### Raw data

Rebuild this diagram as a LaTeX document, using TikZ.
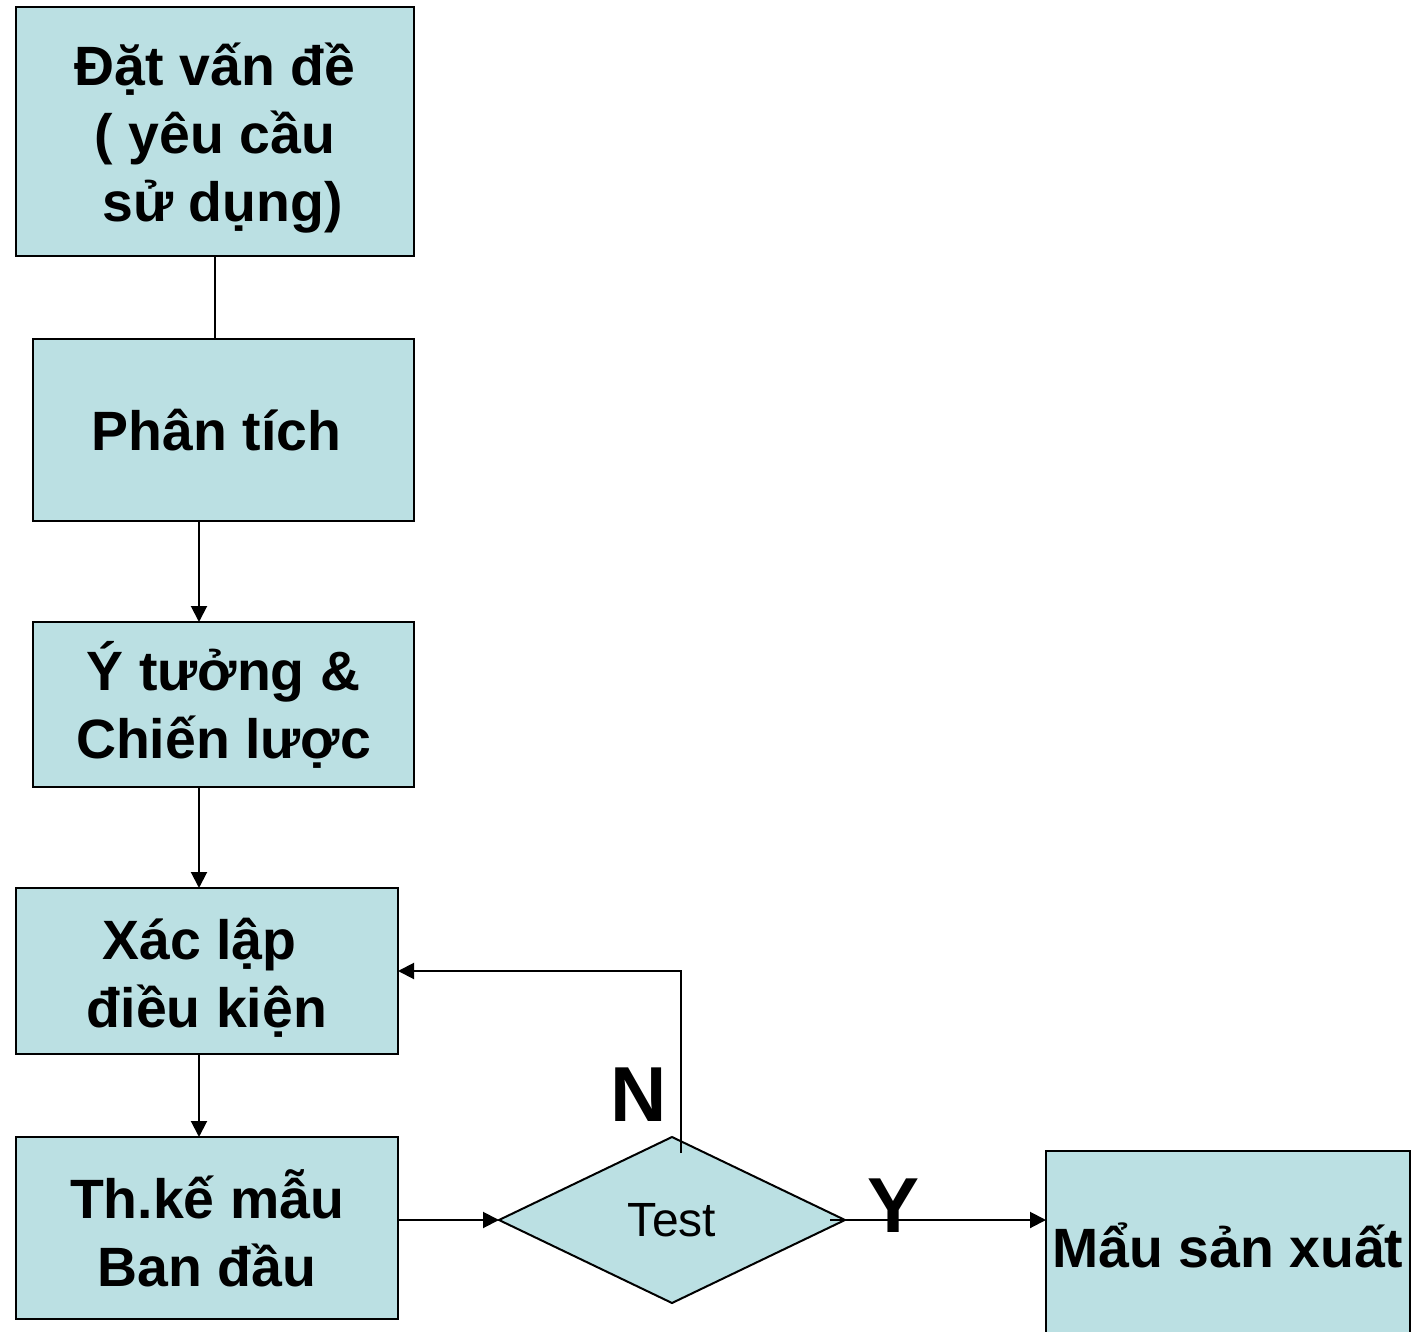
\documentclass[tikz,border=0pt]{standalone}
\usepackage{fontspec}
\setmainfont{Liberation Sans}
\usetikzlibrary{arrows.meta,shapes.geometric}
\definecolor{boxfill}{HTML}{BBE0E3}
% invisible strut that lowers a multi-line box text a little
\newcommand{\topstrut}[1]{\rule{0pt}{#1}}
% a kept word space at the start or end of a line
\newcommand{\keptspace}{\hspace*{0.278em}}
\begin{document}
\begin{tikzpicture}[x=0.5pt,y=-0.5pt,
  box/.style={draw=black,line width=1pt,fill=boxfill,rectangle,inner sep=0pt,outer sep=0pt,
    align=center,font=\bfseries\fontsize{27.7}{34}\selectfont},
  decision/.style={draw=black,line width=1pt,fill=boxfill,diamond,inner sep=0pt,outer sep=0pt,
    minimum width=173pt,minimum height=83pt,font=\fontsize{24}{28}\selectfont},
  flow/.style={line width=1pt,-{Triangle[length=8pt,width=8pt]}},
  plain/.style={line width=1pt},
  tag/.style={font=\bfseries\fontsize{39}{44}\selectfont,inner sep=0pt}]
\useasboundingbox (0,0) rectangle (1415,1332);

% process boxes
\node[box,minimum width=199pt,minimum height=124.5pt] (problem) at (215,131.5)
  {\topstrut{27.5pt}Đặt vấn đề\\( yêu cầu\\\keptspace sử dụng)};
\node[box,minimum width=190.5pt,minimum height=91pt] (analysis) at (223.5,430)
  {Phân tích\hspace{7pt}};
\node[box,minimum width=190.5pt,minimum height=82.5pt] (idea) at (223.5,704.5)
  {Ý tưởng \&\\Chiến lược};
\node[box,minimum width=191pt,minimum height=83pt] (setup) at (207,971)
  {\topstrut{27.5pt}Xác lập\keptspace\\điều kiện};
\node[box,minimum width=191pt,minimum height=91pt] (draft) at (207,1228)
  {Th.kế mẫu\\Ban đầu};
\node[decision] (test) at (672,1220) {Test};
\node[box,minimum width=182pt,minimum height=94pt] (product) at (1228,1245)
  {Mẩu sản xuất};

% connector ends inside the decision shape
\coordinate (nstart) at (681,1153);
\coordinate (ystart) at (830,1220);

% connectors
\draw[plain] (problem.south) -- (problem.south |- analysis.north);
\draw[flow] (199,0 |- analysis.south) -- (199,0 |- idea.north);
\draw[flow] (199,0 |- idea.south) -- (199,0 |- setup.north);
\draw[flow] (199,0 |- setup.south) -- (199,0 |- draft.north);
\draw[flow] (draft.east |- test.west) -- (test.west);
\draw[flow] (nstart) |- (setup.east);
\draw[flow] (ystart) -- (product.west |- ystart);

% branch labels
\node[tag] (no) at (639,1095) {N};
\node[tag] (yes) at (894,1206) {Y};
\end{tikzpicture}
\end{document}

### Work to be completed
Except for the pictures, copy the material above exactly.

### Exercise result
Rebuild this diagram as a LaTeX document, using TikZ.
\documentclass[tikz,border=0pt]{standalone}
\usepackage{fontspec}
\setmainfont{Liberation Sans}
\usetikzlibrary{arrows.meta,shapes.geometric}
\definecolor{boxfill}{HTML}{BBE0E3}
% invisible strut that lowers a multi-line box text a little
\newcommand{\topstrut}[1]{\rule{0pt}{#1}}
% a kept word space at the start or end of a line
\newcommand{\keptspace}{\hspace*{0.278em}}
\begin{document}
\begin{tikzpicture}[x=0.5pt,y=-0.5pt,
  box/.style={draw=black,line width=1pt,fill=boxfill,rectangle,inner sep=0pt,outer sep=0pt,
    align=center,font=\bfseries\fontsize{27.7}{34}\selectfont},
  decision/.style={draw=black,line width=1pt,fill=boxfill,diamond,inner sep=0pt,outer sep=0pt,
    minimum width=173pt,minimum height=83pt,font=\fontsize{24}{28}\selectfont},
  flow/.style={line width=1pt,-{Triangle[length=8pt,width=8pt]}},
  plain/.style={line width=1pt},
  tag/.style={font=\bfseries\fontsize{39}{44}\selectfont,inner sep=0pt}]
\useasboundingbox (0,0) rectangle (1415,1332);

% process boxes
\node[box,minimum width=199pt,minimum height=124.5pt] (problem) at (215,131.5)
  {\topstrut{27.5pt}Đặt vấn đề\\( yêu cầu\\\keptspace sử dụng)};
\node[box,minimum width=190.5pt,minimum height=91pt] (analysis) at (223.5,430)
  {Phân tích\hspace{7pt}};
\node[box,minimum width=190.5pt,minimum height=82.5pt] (idea) at (223.5,704.5)
  {Ý tưởng \&\\Chiến lược};
\node[box,minimum width=191pt,minimum height=83pt] (setup) at (207,971)
  {\topstrut{27.5pt}Xác lập\keptspace\\điều kiện};
\node[box,minimum width=191pt,minimum height=91pt] (draft) at (207,1228)
  {Th.kế mẫu\\Ban đầu};
\node[decision] (test) at (672,1220) {Test};
\node[box,minimum width=182pt,minimum height=94pt] (product) at (1228,1245)
  {Mẩu sản xuất};

% connector ends inside the decision shape
\coordinate (nstart) at (681,1153);
\coordinate (ystart) at (830,1220);

% connectors
\draw[plain] (problem.south) -- (problem.south |- analysis.north);
\draw[flow] (199,0 |- analysis.south) -- (199,0 |- idea.north);
\draw[flow] (199,0 |- idea.south) -- (199,0 |- setup.north);
\draw[flow] (199,0 |- setup.south) -- (199,0 |- draft.north);
\draw[flow] (draft.east |- test.west) -- (test.west);
\draw[flow] (nstart) |- (setup.east);
\draw[flow] (ystart) -- (product.west |- ystart);

% branch labels
\node[tag] (no) at (639,1095) {N};
\node[tag] (yes) at (894,1206) {Y};
\end{tikzpicture}
\end{document}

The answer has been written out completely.